Govt in pressure of $1b foreign debt repayment

First 3-months of this year

Zarif Mahmud: The amount of foreign debt of Bangladesh has decreased. In the first three months of this year (January-March), the foreign debt status of Bangladesh has decreased to $99.30 billion. At the end of December last year (year 2023), the foreign debt position was $100.64 billion. In other words, foreign debt decreased by $1.34 billion in three months. Although in the previous quarter (October-December, 2023), foreign debt increased by $4 billion.
The sector stakeholders said that volatility has started in the dollar market since the beginning of 2022, which has not completely subsided yet. The government and Bangladesh Bank have made several plans to increase foreign loans. Among them, the International Monetary Fund (IMF), World Bank and Asian Development Bank (ADB) have agreed to take loans. Besides, Bangladesh Bank is trying to increase foreign loans to the private sector.
However, due to the instability in the dollar market, the private sector is more focused on repaying old loans than taking new loans. Therefore, the short-term debt of the private sector is decreasing rapidly. And due to the high interest rates of foreign loans, entrepreneurs are not taking loans. So foreign new loans are not increasing. In this, the short-term debt repayment is fast and the foreign debt is decreasing overall due to non-availability of new loans.

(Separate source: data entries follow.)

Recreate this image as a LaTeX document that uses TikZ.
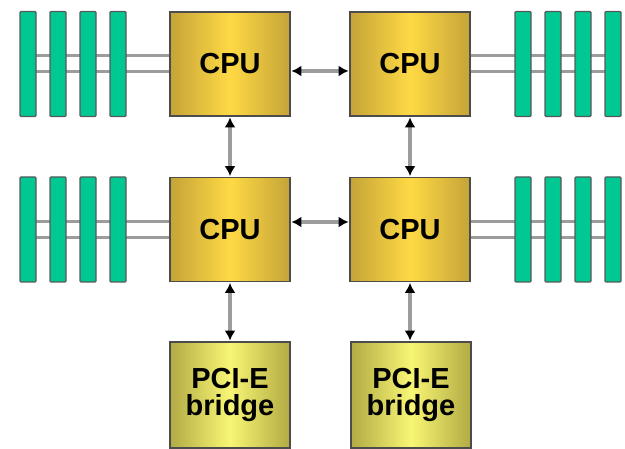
\documentclass[tikz,border=0pt]{standalone}
\usepackage{fontspec}
\setmainfont{Liberation Sans}
\usepackage{tikz}
\usetikzlibrary{arrows.meta,positioning,backgrounds}
\definecolor{CpuEdge}{HTML}{C4A438}
\definecolor{CpuMid}{HTML}{FFD944}
\definecolor{BrEdge}{HTML}{B2AA44}
\definecolor{BrMid}{HTML}{F8F674}
\definecolor{Dimm}{HTML}{00C893}
\definecolor{Bus}{HTML}{9C9C9C}

\begin{document}
\begin{tikzpicture}[x=1pt, y=-1pt,
  cpu/.style={draw=black!70, line width=1.8pt, left color=CpuEdge, right color=CpuEdge,
    middle color=CpuMid, minimum width=120pt, minimum height=104pt,
    font=\bfseries\fontsize{29}{27}\selectfont, align=center},
  bridge/.style={cpu, left color=BrEdge, right color=BrEdge, middle color=BrMid,
    minimum height=106pt},
  dimm/.style={draw=black!65, line width=1.4pt, fill=Dimm, rounded corners=1pt,
    minimum width=16pt, minimum height=105pt, inner sep=0pt},
  bus/.style={draw=Bus, line width=3pt},
  link/.style={{Latex[length=10pt,width=11pt,color=black]}-{Latex[length=10pt,width=11pt,color=black]},
    draw=Bus, line width=3.5pt, shorten <=0.5pt, shorten >=0.5pt}
]
  \useasboundingbox (0,0) rectangle (625,449);

  \node[cpu] (cpuA) at (230,64) {CPU};
  \node[cpu] (cpuB) at (410,64) {CPU};
  \node[cpu] (cpuC) at (230,229.5) {CPU};
  \node[cpu] (cpuD) at (410,229.5) {CPU};
  \node[bridge] (pciL) at (230,395) {PCI-E\\bridge};
  \node[bridge] (pciR) at (411,395) {PCI-E\\bridge};

  % memory modules
  \foreach \i in {0,...,3} {
    \node[dimm] (dA\i) at (28+30*\i,64) {};
    \node[dimm] (dB\i) at (523+30*\i,64) {};
    \node[dimm] (dC\i) at (28+30*\i,229.5) {};
    \node[dimm] (dD\i) at (523+30*\i,229.5) {};
  }

  \begin{scope}[on background layer]
    \foreach \s in {-8,8} {
      \draw[bus] ([yshift=\s]dA0.center) -- ([yshift=\s]cpuA.west);
      \draw[bus] ([yshift=\s]dB3.center) -- ([yshift=\s]cpuB.east);
      \draw[bus] ([yshift=\s]dC0.center) -- ([yshift=\s]cpuC.west);
      \draw[bus] ([yshift=\s]dD3.center) -- ([yshift=\s]cpuD.east);
    }
  \end{scope}

  \draw[link] ([yshift=-7]cpuA.east) -- ([yshift=-7]cpuB.west);
  \draw[link] ([yshift=7.5]cpuC.east) -- ([yshift=7.5]cpuD.west);
  \draw[link] (cpuA) -- (cpuC);
  \draw[link] (cpuB) -- (cpuD);
  \draw[link] (cpuC) -- (pciL);
  \draw[link] (cpuD.south) -- (cpuD.south |- pciR.north);
\end{tikzpicture}
\end{document}
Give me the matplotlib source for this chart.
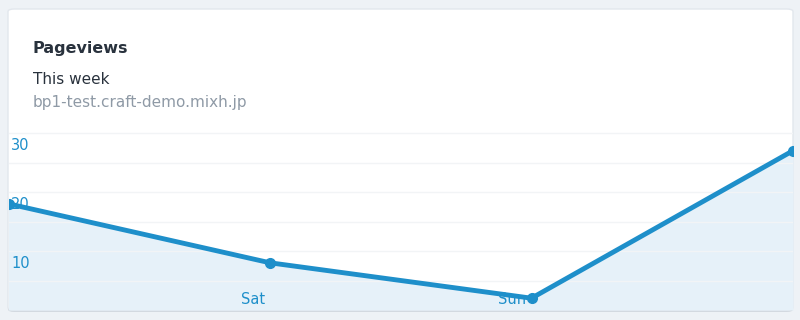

In the last three months, the external debt of both the public and private sectors has decreased. Analysis of the report shows that at the end of March this year, the amount of foreign debt of the Bangladesh government stood at $79 billion, which was $79.69 billion at the end of last December. According to this, in the last three months, foreign debt in the public sector has decreased by $68.90 billion.
It can be seen that besides the government, the amount of debt of other government agencies has also decreased in the last three months. At the end of March, the government’s direct borrowing amount stood at $67.82 billion, at the end of December it was $67.92 billion. And at the end of March, the foreign debt of other government agencies stood at $11.19 billion, at the end of December it was $11.77 billion.
On the other hand, at the end of March this year, the amount of foreign debt of the private sector stood at $20.30 billion, at the end of December it was $20.95 billion. As a result, foreign debt in the private sector has decreased by $646 million in the last three months.
The report also shows that in the last three months, short-term loans in the private sector have decreased by about $75 million. Among these loans, the amount of commercial loans is $746 million. Most of the commercial loans are buyers credit, amounting to about $5.69 billion. These loans from Buyers Credit are usually on strict terms. Private sector entrepreneurs are at risk of repaying these loans. Besides, foreign back-to-back LCs have a debt of around $955.1 million. And deferred payment debt is $82.43 million.
Meanwhile, in the last three months, medium and long-term loans in the private sector have increased by about $103.6 million. All in all, at the end of last December, medium and long-term debt in the private sector stood at $925.67 million.
Incidentally, Bangladesh’s foreign borrowing has increased significantly in recent years. Debt has increased in both the public and private sectors. Last December, the country’s total external debt crossed $100 billion for the first time. However, Bangladesh is still in a safe position in terms of foreign debt as a proportion of the country’s GDP. According to IMF and World Bank standards
A foreign debt status of up to 40 percent of GDP is safe for any country. Bangladesh’s foreign debt is now less than 21 percent of GDP.
Former Chief Economist of the World Bank Dhaka Office Zahid Hossain said that the foreign debt of the private sector has increased relatively more in the last few years. Moreover, due to the covid-19 pandemic, these loans have been extended for non-payment. Because of that now the pressure has increased to repay the loan. However, the fact that there is no increase in short-term foreign loans to the private sector is positive.